[begin Source records]
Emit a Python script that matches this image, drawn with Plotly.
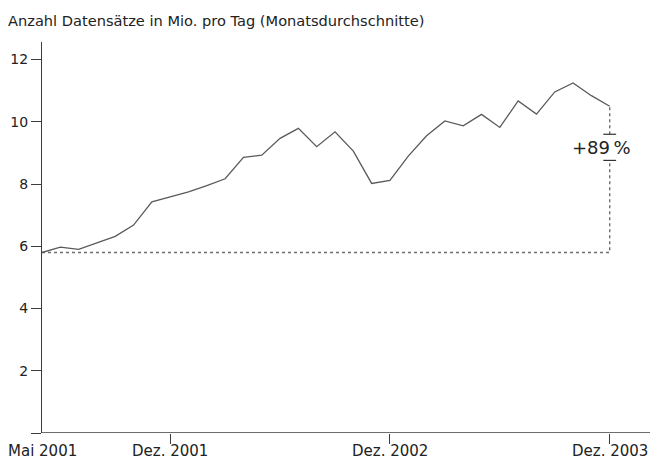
import plotly.graph_objects as go

# Monthly averages, May 2001 .. Dec 2003 (million records per day)
months = [
    "2001-05", "2001-06", "2001-07", "2001-08", "2001-09", "2001-10", "2001-11", "2001-12",
    "2002-01", "2002-02", "2002-03", "2002-04", "2002-05", "2002-06", "2002-07", "2002-08",
    "2002-09", "2002-10", "2002-11", "2002-12", "2003-01", "2003-02", "2003-03", "2003-04",
    "2003-05", "2003-06", "2003-07", "2003-08", "2003-09", "2003-10", "2003-11", "2003-12",
]
records = [
    5.80, 5.97, 5.90, 6.11, 6.32, 6.68, 7.43, 7.59,
    7.75, 7.95, 8.17, 8.86, 8.93, 9.47, 9.79, 9.20,
    9.68, 9.06, 8.02, 8.12, 8.90, 9.55, 10.03, 9.87,
    10.24, 9.82, 10.67, 10.25, 10.96, 11.25, 10.84, 10.50,
]
x_tick_months = ["2001-05", "2001-12", "2002-12", "2003-12"]
x_tick_labels = ["Mai 2001", "Dez. 2001", "Dez. 2002", "Dez. 2003"]
y_tick_values = [0, 2, 4, 6, 8, 10, 12]
y_tick_labels = ["", "2", "4", "6", "8", "10", "12"]
growth_label = "+89\u2009%"
title_text = "Anzahl Datensätze in Mio. pro Tag (Monatsdurchschnitte)"

idx = list(range(len(months)))
first, last = idx[0], idx[-1]
start_val, end_val = records[0], records[-1]

FONT = "DejaVu Sans"
LINE = "#5a5a5a"
AXIS = "#3c3c3c"
DOT = "#6e6e6e"
TEXT = "#222222"

# label centre and the gap around it on the vertical growth marker
label_y = 9.17
gap_top, gap_bot = label_y + 0.43, label_y - 0.41
cap_half = 0.35
x_max = 33.2

fig = go.Figure()

# baseline from the first month across to the last
fig.add_trace(go.Scatter(
    x=[first, last, last], y=[start_val, start_val, gap_bot],
    mode="lines", line=dict(color=DOT, width=1.4, dash="dot"),
    hoverinfo="skip", showlegend=False))
fig.add_trace(go.Scatter(
    x=[last, last], y=[gap_top, end_val],
    mode="lines", line=dict(color=DOT, width=1.4, dash="dot"),
    hoverinfo="skip", showlegend=False))
# small caps above and below the growth label
fig.add_trace(go.Scatter(
    x=[last - cap_half, last + cap_half, None, last - cap_half, last + cap_half],
    y=[gap_top, gap_top, None, gap_bot, gap_bot],
    mode="lines", line=dict(color="#333333", width=1.2),
    hoverinfo="skip", showlegend=False))

# main series
fig.add_trace(go.Scatter(
    x=idx, y=records, mode="lines",
    line=dict(color=LINE, width=1.3),
    hoverinfo="skip", showlegend=False))

tickvals = [months.index(m) for m in x_tick_months]

fig.add_annotation(
    x=last, y=label_y, xref="x", yref="y", text=growth_label,
    showarrow=False, xshift=-8,
    font=dict(family=FONT, size=18, color=TEXT))

fig.add_annotation(
    x=0, y=1, xref="paper", yref="paper", xanchor="left", yanchor="bottom",
    text=title_text, showarrow=False, xshift=-36, yshift=11,
    font=dict(family=FONT, size=14.6, color=TEXT))

# month labels under the time axis
for m, lab in zip(tickvals, x_tick_labels):
    fig.add_annotation(
        x=m, y=0, xref="x", yref="y", text=lab,
        showarrow=False, yanchor="top", yshift=-8, borderpad=0,
        font=dict(family=FONT, size=15, color=TEXT))

fig.update_layout(
    width=650, height=460,
    margin=dict(l=42, r=0, t=42, b=27),
    paper_bgcolor="white", plot_bgcolor="white",
    font=dict(family=FONT, color=TEXT),
    xaxis=dict(
        range=[0, x_max], tickmode="array",
        tickvals=tickvals[1:], showticklabels=False,
        ticks="outside", ticklen=10, tickcolor=AXIS, tickwidth=1,
        showline=False, showgrid=False, zeroline=False,
        automargin=False,
    ),
    yaxis=dict(
        range=[0, 12.565], tickmode="array",
        tickvals=y_tick_values, ticktext=y_tick_labels,
        ticks="outside", ticklen=10, tickcolor=AXIS, tickwidth=1,
        showline=True, linecolor=AXIS, linewidth=1.3,
        showgrid=False, zeroline=False,
        tickfont=dict(family=FONT, size=14, color=TEXT),
        automargin=False,
    ),
)

# horizontal axis line running to the right edge
fig.add_shape(type="line", xref="x", yref="y", x0=0, x1=x_max, y0=0, y1=0,
              line=dict(color=AXIS, width=1.3))

fig.write_html("out.html")
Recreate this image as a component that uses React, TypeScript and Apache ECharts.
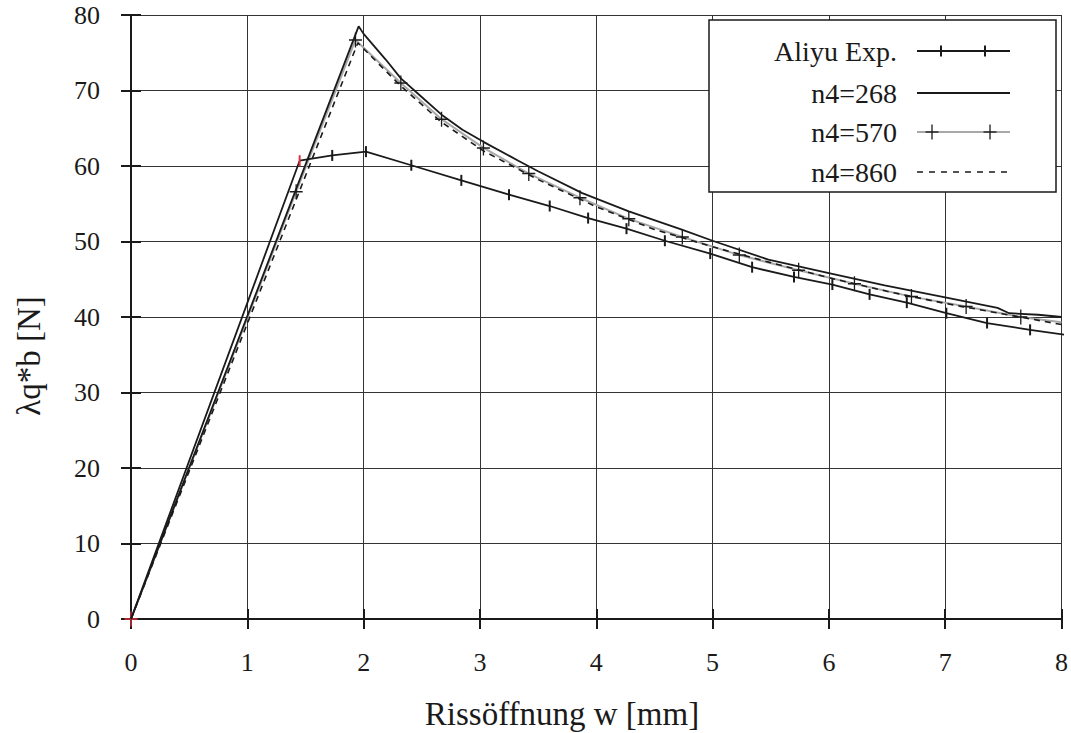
[end Source records]
### Direction
Which lines of the material contain the string "that"? List each of them.

### Exercise response
Emit a Python script that matches this image, drawn with Plotly.
Recreate this image as a component that uses React, TypeScript and Apache ECharts.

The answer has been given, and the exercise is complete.